I think I'm constantly in a state of adjustment.
-Patti Smith
Individuality
If the only option in life is to be you anyways, why not embrace it? It seems to me, many of us spend our lives cultivating versions of an "acceptable" self, some variation of normal. As my daughter says, "Weird is a compliment." There is power in your own human varietal: cultivate it. Embrace your strange.
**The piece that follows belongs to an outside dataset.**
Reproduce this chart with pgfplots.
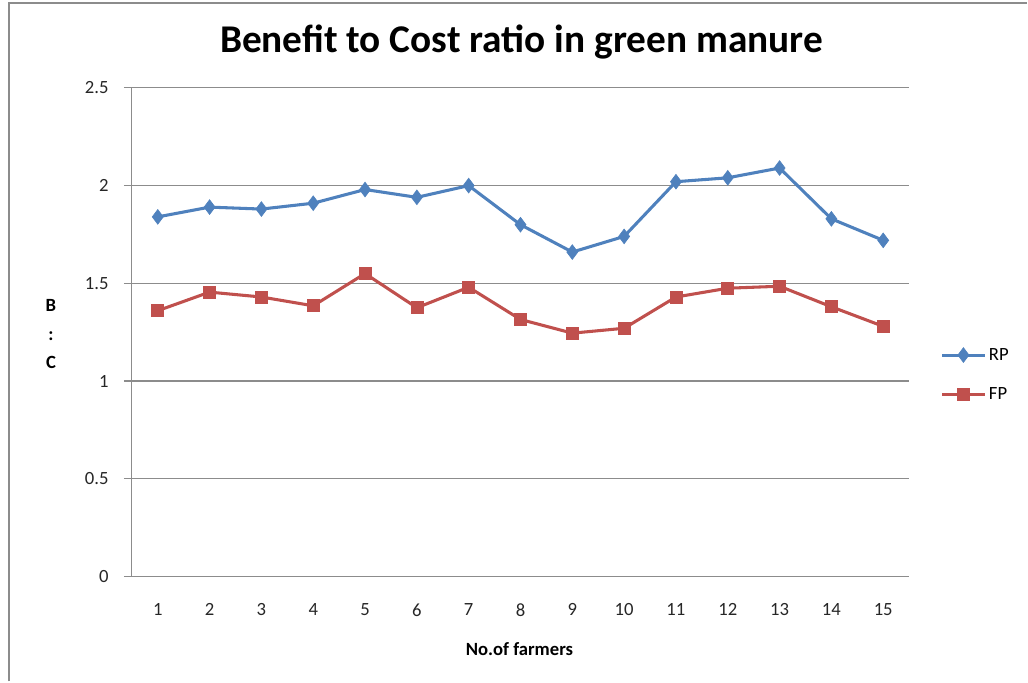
\documentclass[border=0pt]{standalone}
\usepackage{pgfplots}
\pgfplotsset{compat=1.18}
\usepackage{fontspec}
\setmainfont{Carlito}
\definecolor{rp}{HTML}{4F81BD}
\definecolor{fp}{HTML}{C0504D}
\definecolor{gridc}{HTML}{8C8C8C}
\begin{document}
\begin{tikzpicture}
\path (0pt,0pt) rectangle (771pt,511.5pt);
\draw[gridc,line width=1.5pt] (6.75pt,0pt) -- (6.75pt,509.25pt) -- (771pt,509.25pt);
\begin{axis}[
  at={(99pt,78.75pt)}, anchor=south west,
  scale only axis, width=583.5pt, height=366.75pt,
  xmin=0.5, xmax=15.5, ymin=0, ymax=2.5,
  axis x line*=bottom, axis y line*=left,
  axis line style={gridc,line width=0.8pt},
  xtick={1,...,15}, ytick={0,0.5,1,1.5,2,2.5},
  yticklabels={0,0.5,1,1.5,2,2.5},
  extra x ticks={0.5,1.5,...,15.5}, extra x tick labels={},
  extra x tick style={major tick length=6pt, tick style={gridc,line width=0.8pt}, grid=none},
  major x tick style={draw=none},
  major y tick style={gridc,line width=0.8pt},
  tick align=outside, major tick length=6pt,
  ymajorgrids, grid style={gridc,line width=0.8pt},
  tick label style={font=\fontsize{14}{16}\selectfont, text=black!85},
  xticklabel style={yshift=-11pt},
  yticklabel style={xshift=-8pt},
  /pgf/number format/assume math mode=true,
  legend style={at={(1.035,0.413)}, anchor=west, draw=none, fill=none,
    font=\fontsize{14}{16}\selectfont, row sep=15pt,
    legend cell align=left},
  legend image code/.code={\draw[#1,mark repeat=2,mark phase=2] plot coordinates {(0pt,0pt) (16pt,0pt) (32pt,0pt)};},
]
\addplot[rp, line width=2.3pt, mark=diamond*, mark size=5.5pt, mark options={solid,line width=0.5pt}] coordinates {
(1,1.84) (2,1.89) (3,1.88) (4,1.91) (5,1.98) (6,1.94) (7,2.00) (8,1.80)
(9,1.66) (10,1.74) (11,2.02) (12,2.04) (13,2.09) (14,1.83) (15,1.72)};
\addlegendentry{RP}
\addplot[fp, line width=2.3pt, mark=square*, mark size=4.5pt, mark options={solid,line width=0.5pt}] coordinates {
(1,1.36) (2,1.455) (3,1.43) (4,1.385) (5,1.55) (6,1.375) (7,1.48) (8,1.315)
(9,1.245) (10,1.27) (11,1.43) (12,1.475) (13,1.485) (14,1.38) (15,1.28)};
\addlegendentry{FP}
\end{axis}
\node[font=\fontsize{29.5}{34}\selectfont\bfseries] at (391.5pt,480pt) {Benefit to Cost ratio in green manure};
\node[font=\fontsize{14}{16}\selectfont\bfseries] at (390pt,24pt) {No.of farmers};
\node[font=\fontsize{14}{16}\selectfont\bfseries] at (38.25pt,282pt) {B};
\node[font=\fontsize{14}{16}\selectfont\bfseries] at (38.25pt,259.5pt) {:};
\node[font=\fontsize{14}{16}\selectfont\bfseries] at (38.25pt,239.25pt) {C};
\end{tikzpicture}
\end{document}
I didn't really want to be part of a clique or a niche. But I also was looking for my own voice, as a writer, y'know? And a world I could call my own.
-Tom Waits
Creativity
Freud says much of our lives are “bound up in what we can make out of frustration.” That is to say, as humans we have the tremendous and miraculous capacity to dream, to imagine all kinds of realities and outcomes. Creativity, to me, is the application of our dreams on to the canvas of a life lived. It is not an exact science, it’s both an approximation (of an internal ideal) and a negotiation (of external resources). It’s in the conflict of potential and frustration that something new can be born.
In our dreams we can have our eggs cooked exactly how we want them, but we can’t eat them.
-Adam Phillips
Play
Truth? In most circumstances and relationships we have to move, risk, and try to know. Some of my greatest failings have brought some of my deepest levels of awareness of myself as well as inspiration for my next attempts. Donald Winnicott has this beautiful idea called potential space, a place in which we are becoming, a place in which play is a necessity to learning. In this space, failing can be redefined as developmental striving and it no longer has to deter us from trying. Instead it refines our sense of purpose and increases our resolve to try anew. Play is pretty cool, huh?
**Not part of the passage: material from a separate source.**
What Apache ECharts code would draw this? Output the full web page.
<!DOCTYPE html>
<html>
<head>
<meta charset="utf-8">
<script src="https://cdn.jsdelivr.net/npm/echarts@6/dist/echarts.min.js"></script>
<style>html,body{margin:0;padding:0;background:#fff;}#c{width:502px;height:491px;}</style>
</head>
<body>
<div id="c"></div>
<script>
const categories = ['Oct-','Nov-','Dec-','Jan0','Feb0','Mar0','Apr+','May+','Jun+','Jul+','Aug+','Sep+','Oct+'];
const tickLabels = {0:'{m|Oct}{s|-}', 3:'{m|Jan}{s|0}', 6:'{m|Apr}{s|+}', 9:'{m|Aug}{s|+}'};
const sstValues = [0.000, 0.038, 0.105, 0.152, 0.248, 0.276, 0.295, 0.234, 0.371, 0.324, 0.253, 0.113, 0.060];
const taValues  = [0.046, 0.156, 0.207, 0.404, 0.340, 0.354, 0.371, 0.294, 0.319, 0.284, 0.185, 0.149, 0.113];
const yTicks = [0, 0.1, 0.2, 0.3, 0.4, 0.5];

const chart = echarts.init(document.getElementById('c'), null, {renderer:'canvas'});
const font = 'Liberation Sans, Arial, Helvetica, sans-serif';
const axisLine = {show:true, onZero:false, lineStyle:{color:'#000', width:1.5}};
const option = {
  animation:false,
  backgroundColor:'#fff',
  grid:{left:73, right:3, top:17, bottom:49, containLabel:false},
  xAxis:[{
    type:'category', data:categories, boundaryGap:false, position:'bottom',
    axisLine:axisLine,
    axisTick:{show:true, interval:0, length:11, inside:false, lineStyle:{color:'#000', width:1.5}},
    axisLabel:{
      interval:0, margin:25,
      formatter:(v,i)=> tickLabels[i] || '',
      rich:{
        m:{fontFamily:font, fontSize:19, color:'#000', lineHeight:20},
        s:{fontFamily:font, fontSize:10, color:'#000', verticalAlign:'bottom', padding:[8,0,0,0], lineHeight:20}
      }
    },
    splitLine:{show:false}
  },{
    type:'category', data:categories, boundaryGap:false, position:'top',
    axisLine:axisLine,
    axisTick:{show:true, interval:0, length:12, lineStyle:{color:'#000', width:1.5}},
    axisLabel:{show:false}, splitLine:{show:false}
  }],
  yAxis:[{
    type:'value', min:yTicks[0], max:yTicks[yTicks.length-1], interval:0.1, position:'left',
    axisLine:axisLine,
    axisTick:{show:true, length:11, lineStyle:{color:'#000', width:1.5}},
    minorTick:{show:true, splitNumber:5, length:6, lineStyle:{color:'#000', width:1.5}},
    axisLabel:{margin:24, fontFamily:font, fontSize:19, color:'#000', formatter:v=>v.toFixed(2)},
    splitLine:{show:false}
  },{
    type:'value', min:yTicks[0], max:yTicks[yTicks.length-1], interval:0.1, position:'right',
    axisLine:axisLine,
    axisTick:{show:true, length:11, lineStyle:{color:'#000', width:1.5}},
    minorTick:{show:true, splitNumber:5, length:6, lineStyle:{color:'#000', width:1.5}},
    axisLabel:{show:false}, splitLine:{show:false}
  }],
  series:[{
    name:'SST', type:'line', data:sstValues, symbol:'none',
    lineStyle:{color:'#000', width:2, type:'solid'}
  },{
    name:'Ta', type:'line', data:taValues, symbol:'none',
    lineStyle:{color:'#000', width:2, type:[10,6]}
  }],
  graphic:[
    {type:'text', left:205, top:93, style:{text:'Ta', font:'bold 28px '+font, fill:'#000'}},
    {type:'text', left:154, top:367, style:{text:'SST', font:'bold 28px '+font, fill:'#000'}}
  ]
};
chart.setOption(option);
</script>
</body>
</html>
Play is the continuous evidence of creativity which means aliveness.
-Donald Winnicott
Grit
Grit is in the getting up but it’s more, it’s in the not giving up. It strikes me that in this age of information, wiki-everything, we have become obsessed with knowing how, getting it right, even before we begin. Rightness becomes the enemy of trying and without trying we lose the intangible lessons inherent in the struggle and how to relate to ourselves in relation to our mistakes. You have to get off the park bench and onto the playground, risk the skinned knees and the bruises. Slowly, an accumulation of muscle strength is built over time as we get back up again and again and press on, even when it hurts. In that way, the ground becomes food for flight. What seemingly works against us, pulls us down, also builds our strength, stamina and hunger for more.